== SUPPLIED RECORDS
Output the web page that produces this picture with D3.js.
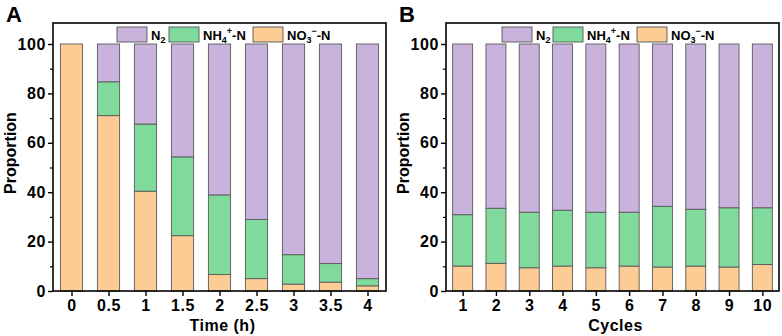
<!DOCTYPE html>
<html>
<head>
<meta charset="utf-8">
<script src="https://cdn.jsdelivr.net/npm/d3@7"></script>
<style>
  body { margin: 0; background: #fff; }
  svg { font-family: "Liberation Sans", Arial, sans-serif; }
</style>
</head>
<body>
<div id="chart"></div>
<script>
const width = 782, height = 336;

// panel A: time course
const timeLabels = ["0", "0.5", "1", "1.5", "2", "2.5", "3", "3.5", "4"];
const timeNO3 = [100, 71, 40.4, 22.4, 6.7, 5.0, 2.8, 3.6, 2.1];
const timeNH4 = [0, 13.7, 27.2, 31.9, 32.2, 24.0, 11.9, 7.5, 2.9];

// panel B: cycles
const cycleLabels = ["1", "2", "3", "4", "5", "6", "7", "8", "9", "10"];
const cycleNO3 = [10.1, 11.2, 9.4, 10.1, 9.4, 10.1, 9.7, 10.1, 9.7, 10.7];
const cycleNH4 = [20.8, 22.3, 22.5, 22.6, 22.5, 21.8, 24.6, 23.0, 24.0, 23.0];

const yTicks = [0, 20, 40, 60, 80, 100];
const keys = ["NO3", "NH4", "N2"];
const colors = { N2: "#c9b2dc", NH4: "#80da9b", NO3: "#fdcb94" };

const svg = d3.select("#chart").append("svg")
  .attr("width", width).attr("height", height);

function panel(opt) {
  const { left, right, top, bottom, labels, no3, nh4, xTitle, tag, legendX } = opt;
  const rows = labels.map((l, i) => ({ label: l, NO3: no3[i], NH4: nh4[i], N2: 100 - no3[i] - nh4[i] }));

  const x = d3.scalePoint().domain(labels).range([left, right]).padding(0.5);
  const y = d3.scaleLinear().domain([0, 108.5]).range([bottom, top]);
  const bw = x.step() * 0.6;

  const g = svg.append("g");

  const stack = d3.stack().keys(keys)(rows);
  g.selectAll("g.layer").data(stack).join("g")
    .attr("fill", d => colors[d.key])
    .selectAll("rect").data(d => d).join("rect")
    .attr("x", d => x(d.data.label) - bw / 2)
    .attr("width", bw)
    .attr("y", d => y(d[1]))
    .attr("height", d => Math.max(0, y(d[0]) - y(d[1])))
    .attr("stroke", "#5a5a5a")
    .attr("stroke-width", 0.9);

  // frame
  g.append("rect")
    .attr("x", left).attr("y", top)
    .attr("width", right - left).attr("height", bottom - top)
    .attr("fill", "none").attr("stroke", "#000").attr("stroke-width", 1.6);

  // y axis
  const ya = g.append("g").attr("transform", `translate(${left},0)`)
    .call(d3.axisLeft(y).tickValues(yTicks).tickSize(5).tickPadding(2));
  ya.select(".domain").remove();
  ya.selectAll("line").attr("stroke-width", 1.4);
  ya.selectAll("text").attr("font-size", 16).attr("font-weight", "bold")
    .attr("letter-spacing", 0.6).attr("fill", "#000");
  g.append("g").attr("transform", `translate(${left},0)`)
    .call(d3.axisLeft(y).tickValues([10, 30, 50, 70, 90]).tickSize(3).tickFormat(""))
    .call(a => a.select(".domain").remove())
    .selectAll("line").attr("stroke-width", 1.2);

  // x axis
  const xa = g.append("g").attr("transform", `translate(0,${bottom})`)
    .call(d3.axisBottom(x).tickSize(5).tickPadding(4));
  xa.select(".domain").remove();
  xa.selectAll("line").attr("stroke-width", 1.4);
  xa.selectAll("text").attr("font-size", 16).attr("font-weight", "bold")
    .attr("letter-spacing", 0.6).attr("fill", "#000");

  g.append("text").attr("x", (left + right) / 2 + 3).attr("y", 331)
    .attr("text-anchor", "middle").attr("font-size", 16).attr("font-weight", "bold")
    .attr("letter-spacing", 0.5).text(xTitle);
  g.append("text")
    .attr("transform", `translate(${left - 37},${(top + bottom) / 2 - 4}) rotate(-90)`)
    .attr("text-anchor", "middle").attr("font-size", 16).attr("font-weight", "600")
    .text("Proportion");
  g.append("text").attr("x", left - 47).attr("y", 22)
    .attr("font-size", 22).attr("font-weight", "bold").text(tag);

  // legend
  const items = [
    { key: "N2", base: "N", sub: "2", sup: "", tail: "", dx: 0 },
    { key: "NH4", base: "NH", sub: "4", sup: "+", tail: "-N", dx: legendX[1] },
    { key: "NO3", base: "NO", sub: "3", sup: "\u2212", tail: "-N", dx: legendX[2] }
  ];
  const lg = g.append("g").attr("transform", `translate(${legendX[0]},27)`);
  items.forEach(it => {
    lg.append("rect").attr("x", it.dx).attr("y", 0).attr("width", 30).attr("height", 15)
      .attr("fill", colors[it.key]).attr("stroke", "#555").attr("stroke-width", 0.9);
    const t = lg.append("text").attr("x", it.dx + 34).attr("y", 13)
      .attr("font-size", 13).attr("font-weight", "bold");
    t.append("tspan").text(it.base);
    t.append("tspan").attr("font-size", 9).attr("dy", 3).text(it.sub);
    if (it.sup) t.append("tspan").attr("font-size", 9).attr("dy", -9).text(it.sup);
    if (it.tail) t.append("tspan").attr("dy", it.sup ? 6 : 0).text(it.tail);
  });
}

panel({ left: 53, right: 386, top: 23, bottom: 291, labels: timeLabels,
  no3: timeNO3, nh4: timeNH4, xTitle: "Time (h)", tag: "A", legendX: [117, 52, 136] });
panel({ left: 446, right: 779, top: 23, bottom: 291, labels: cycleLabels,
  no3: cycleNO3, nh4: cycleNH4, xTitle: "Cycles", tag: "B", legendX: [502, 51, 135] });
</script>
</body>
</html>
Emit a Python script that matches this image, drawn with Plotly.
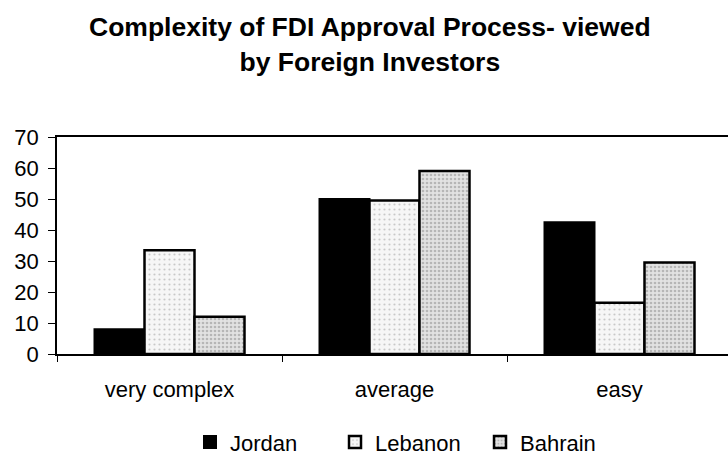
====
** THE TASK **
Quote only what lies between the first line of the records and the line containing "11.9, 7.5, 2.9];", please, including both lines and excluding images.

** ANSWER IN FULL **
Output the web page that produces this picture with D3.js.
<!DOCTYPE html>
<html>
<head>
<meta charset="utf-8">
<script src="https://cdn.jsdelivr.net/npm/d3@7"></script>
<style>
  body { margin: 0; background: #fff; }
  svg { font-family: "Liberation Sans", Arial, sans-serif; }
</style>
</head>
<body>
<div id="chart"></div>
<script>
const width = 782, height = 336;

// panel A: time course
const timeLabels = ["0", "0.5", "1", "1.5", "2", "2.5", "3", "3.5", "4"];
const timeNO3 = [100, 71, 40.4, 22.4, 6.7, 5.0, 2.8, 3.6, 2.1];
const timeNH4 = [0, 13.7, 27.2, 31.9, 32.2, 24.0, 11.9, 7.5, 2.9];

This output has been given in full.